■ **PROBLEM TO WORK ON**:
Copy everything in the listing below word for word, apart from any images.

---------- SOURCE DATA

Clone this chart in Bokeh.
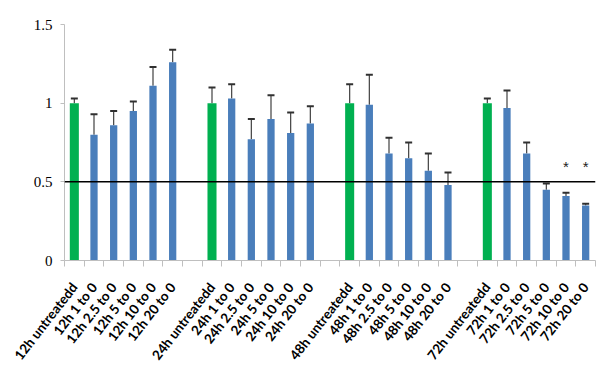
from bokeh.plotting import figure
from bokeh.models import ColumnDataSource, FixedTicker, Whisker, Span, TeeHead
from bokeh.core.properties import value
from bokeh.embed import file_html
from bokeh.resources import INLINE

categories = [
    "12h untreatedd", "12h 1 to 0", "12h 2.5 to 0", "12h 5 to 0", "12h 10 to 0", "12h 20 to 0", "",
    "24h untreatedd", "24h 1 to 0", "24h 2.5 to 0", "24h 5 to 0", "24h 10 to 0", "24h 20 to 0", "",
    "48h untreatedd", "48h 1 to 0", "48h 2.5 to 0", "48h 5 to 0", "48h 10 to 0", "48h 20 to 0", "",
    "72h untreatedd", "72h 1 to 0", "72h 2.5 to 0", "72h 5 to 0", "72h 10 to 0", "72h 20 to 0",
]
values = [
    1.00, 0.80, 0.86, 0.95, 1.11, 1.26, None,
    1.00, 1.03, 0.77, 0.90, 0.81, 0.87, None,
    1.00, 0.99, 0.68, 0.65, 0.57, 0.48, None,
    1.00, 0.97, 0.68, 0.45, 0.41, 0.35,
]
upper_err = [
    1.03, 0.93, 0.95, 1.01, 1.23, 1.34, None,
    1.10, 1.12, 0.90, 1.05, 0.94, 0.98, None,
    1.12, 1.18, 0.78, 0.75, 0.68, 0.56, None,
    1.03, 1.08, 0.75, 0.49, 0.43, 0.36,
]
control = "untreatedd"
star_labels = ["72h 10 to 0", "72h 20 to 0"]
star_level = 0.60
y_ticks = [0, 0.5, 1, 1.5]
y_tick_labels = {0: "0", 0.5: "0.5", 1: "1", 1.5: "1.5"}
reference_level = 0.5

GREEN = "#00b050"
BLUE = "#4a7ebb"

xs, tops, ups, colors, widths = [], [], [], [], []
for i, (c, v, u) in enumerate(zip(categories, values, upper_err)):
    if v is None:
        continue
    xs.append(i)
    tops.append(v)
    ups.append(u)
    is_ctrl = control in c
    colors.append(GREEN if is_ctrl else BLUE)
    widths.append(0.46 if is_ctrl else 0.37)

src = ColumnDataSource(dict(x=xs, top=tops, upper=ups, color=colors, w=widths))

n = len(categories)
p = figure(width=600, height=371, x_range=(-0.5, n - 0.5), y_range=(0, 1.5),
           output_backend="svg", toolbar_location=None,
           min_border_left=64, min_border_right=5, min_border_top=24, min_border_bottom=111)
p.outline_line_color = None
p.xgrid.visible = False
p.ygrid.visible = False
p.background_fill_color = "white"

p.vbar(x="x", top="top", width="w", bottom=0, fill_color="color", line_color=None, source=src)

wh = Whisker(base="x", upper="upper", lower="top", source=src, dimension="height",
             line_color="#404040", line_width=1.2,
             upper_head=TeeHead(size=7, line_color="#303030", line_width=2), lower_head=None)
p.add_layout(wh)

p.add_layout(Span(location=reference_level, dimension="width", line_color="black", line_width=1.5))

sx = [categories.index(s) for s in star_labels]
p.text(x=sx, y=[star_level] * len(sx), text=["*"] * len(sx), text_align="center",
       text_baseline="middle", text_font=value("Liberation Sans"), text_font_size="15px",
       text_color="#222222")

# x axis
centers = list(range(n))
bounds = [i + 0.5 for i in range(-1, n)]
p.xaxis.ticker = FixedTicker(ticks=centers, minor_ticks=bounds)
p.xaxis.major_label_overrides = {i: c for i, c in enumerate(categories)}
p.xaxis.major_tick_line_color = None
p.xaxis.major_tick_out = 0
p.xaxis.major_tick_in = 0
p.xaxis.minor_tick_line_color = "#bfbfbf"
p.xaxis.minor_tick_out = 6
p.xaxis.minor_tick_in = 0
p.xaxis.axis_line_color = "#bfbfbf"
p.xaxis.major_label_orientation = 0.91
p.xaxis.major_label_text_font = "Lato"
p.xaxis.major_label_text_font_style = "bold"
p.xaxis.major_label_text_font_size = "13.5px"
p.xaxis.major_label_text_color = "black"
p.xaxis.major_label_standoff = 18

# y axis
p.yaxis.ticker = FixedTicker(ticks=y_ticks)
p.yaxis.major_label_overrides = y_tick_labels
p.yaxis.minor_tick_line_color = None
p.yaxis.major_tick_line_color = "#bfbfbf"
p.yaxis.major_tick_out = 4
p.yaxis.major_tick_in = 0
p.yaxis.axis_line_color = "#bfbfbf"
p.yaxis.major_label_text_font = "Liberation Serif"
p.yaxis.major_label_text_font_size = "15px"
p.yaxis.major_label_text_color = "black"
p.yaxis.major_label_standoff = 8

open("out.html", "w").write(file_html(p, INLINE))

--------------------

■ **ANSWER IN FULL**:
Clone this chart in Bokeh.
from bokeh.plotting import figure
from bokeh.models import ColumnDataSource, FixedTicker, Whisker, Span, TeeHead
from bokeh.core.properties import value
from bokeh.embed import file_html
from bokeh.resources import INLINE

categories = [
    "12h untreatedd", "12h 1 to 0", "12h 2.5 to 0", "12h 5 to 0", "12h 10 to 0", "12h 20 to 0", "",
    "24h untreatedd", "24h 1 to 0", "24h 2.5 to 0", "24h 5 to 0", "24h 10 to 0", "24h 20 to 0", "",
    "48h untreatedd", "48h 1 to 0", "48h 2.5 to 0", "48h 5 to 0", "48h 10 to 0", "48h 20 to 0", "",
    "72h untreatedd", "72h 1 to 0", "72h 2.5 to 0", "72h 5 to 0", "72h 10 to 0", "72h 20 to 0",
]
values = [
    1.00, 0.80, 0.86, 0.95, 1.11, 1.26, None,
    1.00, 1.03, 0.77, 0.90, 0.81, 0.87, None,
    1.00, 0.99, 0.68, 0.65, 0.57, 0.48, None,
    1.00, 0.97, 0.68, 0.45, 0.41, 0.35,
]
upper_err = [
    1.03, 0.93, 0.95, 1.01, 1.23, 1.34, None,
    1.10, 1.12, 0.90, 1.05, 0.94, 0.98, None,
    1.12, 1.18, 0.78, 0.75, 0.68, 0.56, None,
    1.03, 1.08, 0.75, 0.49, 0.43, 0.36,
]
control = "untreatedd"
star_labels = ["72h 10 to 0", "72h 20 to 0"]
star_level = 0.60
y_ticks = [0, 0.5, 1, 1.5]
y_tick_labels = {0: "0", 0.5: "0.5", 1: "1", 1.5: "1.5"}
reference_level = 0.5

GREEN = "#00b050"
BLUE = "#4a7ebb"

xs, tops, ups, colors, widths = [], [], [], [], []
for i, (c, v, u) in enumerate(zip(categories, values, upper_err)):
    if v is None:
        continue
    xs.append(i)
    tops.append(v)
    ups.append(u)
    is_ctrl = control in c
    colors.append(GREEN if is_ctrl else BLUE)
    widths.append(0.46 if is_ctrl else 0.37)

src = ColumnDataSource(dict(x=xs, top=tops, upper=ups, color=colors, w=widths))

n = len(categories)
p = figure(width=600, height=371, x_range=(-0.5, n - 0.5), y_range=(0, 1.5),
           output_backend="svg", toolbar_location=None,
           min_border_left=64, min_border_right=5, min_border_top=24, min_border_bottom=111)
p.outline_line_color = None
p.xgrid.visible = False
p.ygrid.visible = False
p.background_fill_color = "white"

p.vbar(x="x", top="top", width="w", bottom=0, fill_color="color", line_color=None, source=src)

wh = Whisker(base="x", upper="upper", lower="top", source=src, dimension="height",
             line_color="#404040", line_width=1.2,
             upper_head=TeeHead(size=7, line_color="#303030", line_width=2), lower_head=None)
p.add_layout(wh)

p.add_layout(Span(location=reference_level, dimension="width", line_color="black", line_width=1.5))

sx = [categories.index(s) for s in star_labels]
p.text(x=sx, y=[star_level] * len(sx), text=["*"] * len(sx), text_align="center",
       text_baseline="middle", text_font=value("Liberation Sans"), text_font_size="15px",
       text_color="#222222")

# x axis
centers = list(range(n))
bounds = [i + 0.5 for i in range(-1, n)]
p.xaxis.ticker = FixedTicker(ticks=centers, minor_ticks=bounds)
p.xaxis.major_label_overrides = {i: c for i, c in enumerate(categories)}
p.xaxis.major_tick_line_color = None
p.xaxis.major_tick_out = 0
p.xaxis.major_tick_in = 0
p.xaxis.minor_tick_line_color = "#bfbfbf"
p.xaxis.minor_tick_out = 6
p.xaxis.minor_tick_in = 0
p.xaxis.axis_line_color = "#bfbfbf"
p.xaxis.major_label_orientation = 0.91
p.xaxis.major_label_text_font = "Lato"
p.xaxis.major_label_text_font_style = "bold"
p.xaxis.major_label_text_font_size = "13.5px"
p.xaxis.major_label_text_color = "black"
p.xaxis.major_label_standoff = 18

# y axis
p.yaxis.ticker = FixedTicker(ticks=y_ticks)
p.yaxis.major_label_overrides = y_tick_labels
p.yaxis.minor_tick_line_color = None
p.yaxis.major_tick_line_color = "#bfbfbf"
p.yaxis.major_tick_out = 4
p.yaxis.major_tick_in = 0
p.yaxis.axis_line_color = "#bfbfbf"
p.yaxis.major_label_text_font = "Liberation Serif"
p.yaxis.major_label_text_font_size = "15px"
p.yaxis.major_label_text_color = "black"
p.yaxis.major_label_standoff = 8

open("out.html", "w").write(file_html(p, INLINE))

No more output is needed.